((

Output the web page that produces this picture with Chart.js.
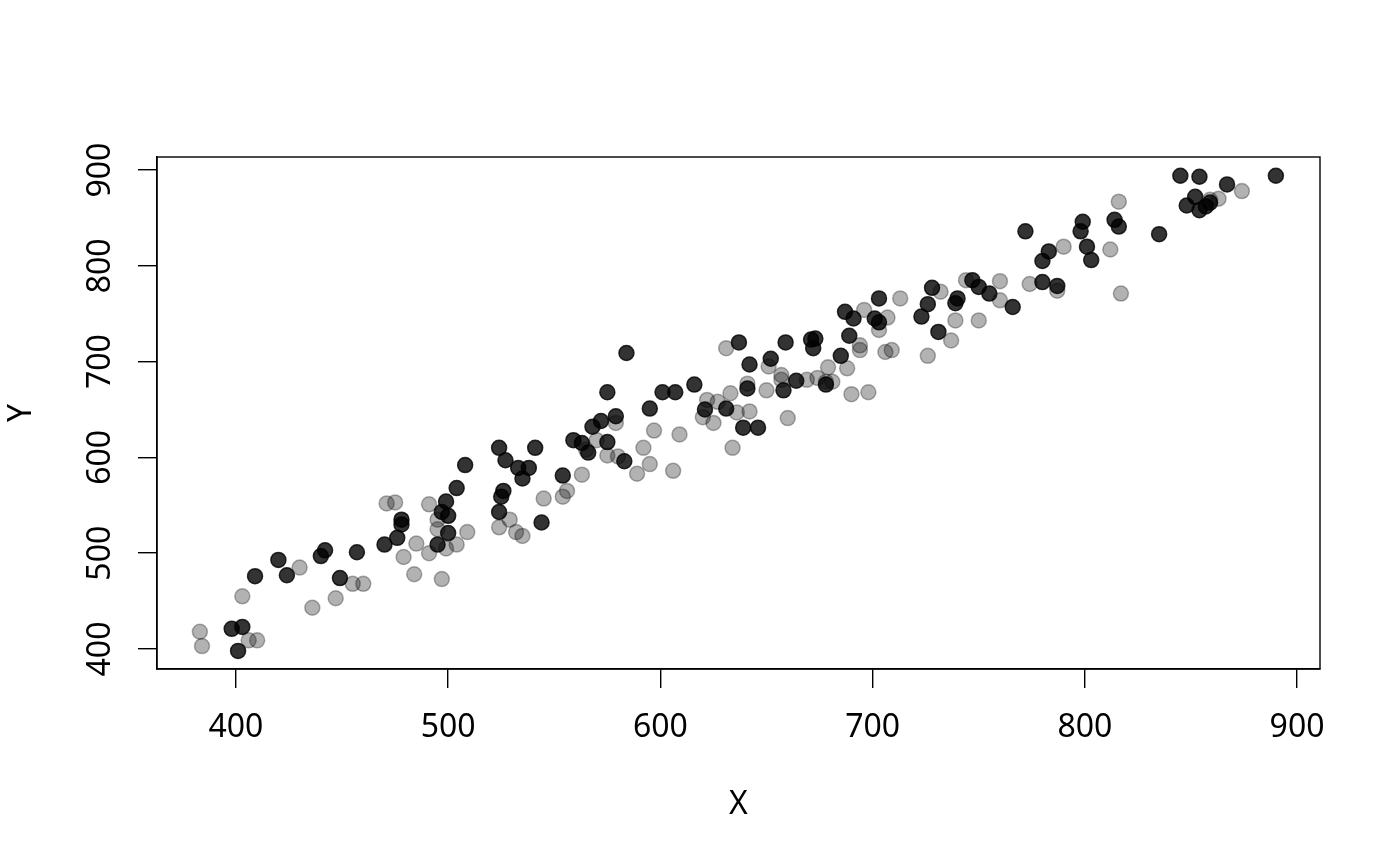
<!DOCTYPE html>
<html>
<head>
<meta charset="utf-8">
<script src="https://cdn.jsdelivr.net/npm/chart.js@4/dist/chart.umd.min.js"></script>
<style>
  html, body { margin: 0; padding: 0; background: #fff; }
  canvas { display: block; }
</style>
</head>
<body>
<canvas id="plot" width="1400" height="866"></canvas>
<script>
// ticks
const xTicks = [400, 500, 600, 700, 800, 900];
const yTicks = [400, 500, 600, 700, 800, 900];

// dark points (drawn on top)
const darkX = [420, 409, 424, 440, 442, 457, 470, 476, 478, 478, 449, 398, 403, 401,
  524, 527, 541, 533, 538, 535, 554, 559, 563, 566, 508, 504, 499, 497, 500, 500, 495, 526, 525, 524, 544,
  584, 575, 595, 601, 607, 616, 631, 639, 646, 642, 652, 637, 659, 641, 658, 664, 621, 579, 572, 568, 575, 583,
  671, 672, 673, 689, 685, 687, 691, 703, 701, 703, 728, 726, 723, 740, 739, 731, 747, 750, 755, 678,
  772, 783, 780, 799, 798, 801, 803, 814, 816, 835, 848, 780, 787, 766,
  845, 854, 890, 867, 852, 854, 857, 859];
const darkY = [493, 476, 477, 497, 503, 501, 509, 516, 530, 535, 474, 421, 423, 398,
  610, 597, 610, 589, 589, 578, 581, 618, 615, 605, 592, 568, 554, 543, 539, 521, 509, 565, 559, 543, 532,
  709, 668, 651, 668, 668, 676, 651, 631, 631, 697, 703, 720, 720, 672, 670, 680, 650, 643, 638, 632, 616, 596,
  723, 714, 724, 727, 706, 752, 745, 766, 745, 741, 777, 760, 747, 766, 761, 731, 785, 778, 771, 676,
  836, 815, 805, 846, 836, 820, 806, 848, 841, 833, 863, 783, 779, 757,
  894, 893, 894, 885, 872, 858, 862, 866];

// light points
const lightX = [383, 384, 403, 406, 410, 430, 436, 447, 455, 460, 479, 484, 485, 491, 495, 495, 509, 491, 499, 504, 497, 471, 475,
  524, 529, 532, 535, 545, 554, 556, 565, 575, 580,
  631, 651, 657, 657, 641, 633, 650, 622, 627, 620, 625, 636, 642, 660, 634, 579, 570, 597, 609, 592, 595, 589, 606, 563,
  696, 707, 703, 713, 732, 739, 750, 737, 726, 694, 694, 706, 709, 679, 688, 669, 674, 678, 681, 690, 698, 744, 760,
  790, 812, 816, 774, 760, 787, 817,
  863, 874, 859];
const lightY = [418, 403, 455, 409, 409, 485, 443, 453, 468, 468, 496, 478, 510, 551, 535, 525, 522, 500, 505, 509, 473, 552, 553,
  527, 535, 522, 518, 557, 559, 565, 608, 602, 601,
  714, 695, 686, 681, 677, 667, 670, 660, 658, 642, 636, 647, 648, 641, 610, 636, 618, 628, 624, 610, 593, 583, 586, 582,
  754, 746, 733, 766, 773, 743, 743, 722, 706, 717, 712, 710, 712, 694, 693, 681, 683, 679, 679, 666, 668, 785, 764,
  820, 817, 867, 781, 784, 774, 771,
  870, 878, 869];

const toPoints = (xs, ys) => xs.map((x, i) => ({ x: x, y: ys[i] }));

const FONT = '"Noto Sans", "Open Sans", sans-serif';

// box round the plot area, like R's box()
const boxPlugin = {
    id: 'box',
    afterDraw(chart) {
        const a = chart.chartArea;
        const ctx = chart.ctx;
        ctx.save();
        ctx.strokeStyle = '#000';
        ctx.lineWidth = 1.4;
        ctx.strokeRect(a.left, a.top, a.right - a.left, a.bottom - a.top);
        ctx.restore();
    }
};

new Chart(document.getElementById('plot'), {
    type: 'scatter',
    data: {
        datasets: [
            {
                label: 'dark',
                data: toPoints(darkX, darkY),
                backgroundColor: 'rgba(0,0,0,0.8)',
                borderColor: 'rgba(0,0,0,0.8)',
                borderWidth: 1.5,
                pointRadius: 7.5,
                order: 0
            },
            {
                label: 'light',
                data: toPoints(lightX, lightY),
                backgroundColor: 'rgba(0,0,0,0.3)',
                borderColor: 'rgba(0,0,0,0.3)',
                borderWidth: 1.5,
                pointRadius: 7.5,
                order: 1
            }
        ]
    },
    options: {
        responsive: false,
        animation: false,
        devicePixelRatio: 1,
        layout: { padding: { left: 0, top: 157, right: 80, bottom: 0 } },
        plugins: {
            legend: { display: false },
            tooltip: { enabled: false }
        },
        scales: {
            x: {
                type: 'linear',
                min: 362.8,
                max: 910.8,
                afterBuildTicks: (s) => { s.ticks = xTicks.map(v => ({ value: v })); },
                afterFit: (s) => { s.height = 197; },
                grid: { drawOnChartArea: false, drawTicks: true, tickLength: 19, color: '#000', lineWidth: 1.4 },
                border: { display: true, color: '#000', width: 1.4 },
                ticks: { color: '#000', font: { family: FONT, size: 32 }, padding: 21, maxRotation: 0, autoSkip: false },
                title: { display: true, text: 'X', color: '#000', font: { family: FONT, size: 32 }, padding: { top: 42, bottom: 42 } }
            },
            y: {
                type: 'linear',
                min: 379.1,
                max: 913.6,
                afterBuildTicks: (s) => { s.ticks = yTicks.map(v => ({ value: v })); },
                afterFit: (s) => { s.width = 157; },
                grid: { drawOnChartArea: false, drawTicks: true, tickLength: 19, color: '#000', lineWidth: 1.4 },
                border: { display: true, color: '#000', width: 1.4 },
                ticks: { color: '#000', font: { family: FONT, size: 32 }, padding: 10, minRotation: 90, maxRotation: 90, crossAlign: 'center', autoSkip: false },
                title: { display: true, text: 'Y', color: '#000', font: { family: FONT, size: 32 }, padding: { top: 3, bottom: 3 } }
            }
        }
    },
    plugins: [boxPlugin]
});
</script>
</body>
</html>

))

● **Aim of the task**
Give again, exactly, the lines from the start of the data through the one holding "const yTicks = [400, 500, 600, 700, 800, 900];"; omit the pictures.

● **Response below**
Output the web page that produces this picture with Chart.js.
<!DOCTYPE html>
<html>
<head>
<meta charset="utf-8">
<script src="https://cdn.jsdelivr.net/npm/chart.js@4/dist/chart.umd.min.js"></script>
<style>
  html, body { margin: 0; padding: 0; background: #fff; }
  canvas { display: block; }
</style>
</head>
<body>
<canvas id="plot" width="1400" height="866"></canvas>
<script>
// ticks
const xTicks = [400, 500, 600, 700, 800, 900];
const yTicks = [400, 500, 600, 700, 800, 900];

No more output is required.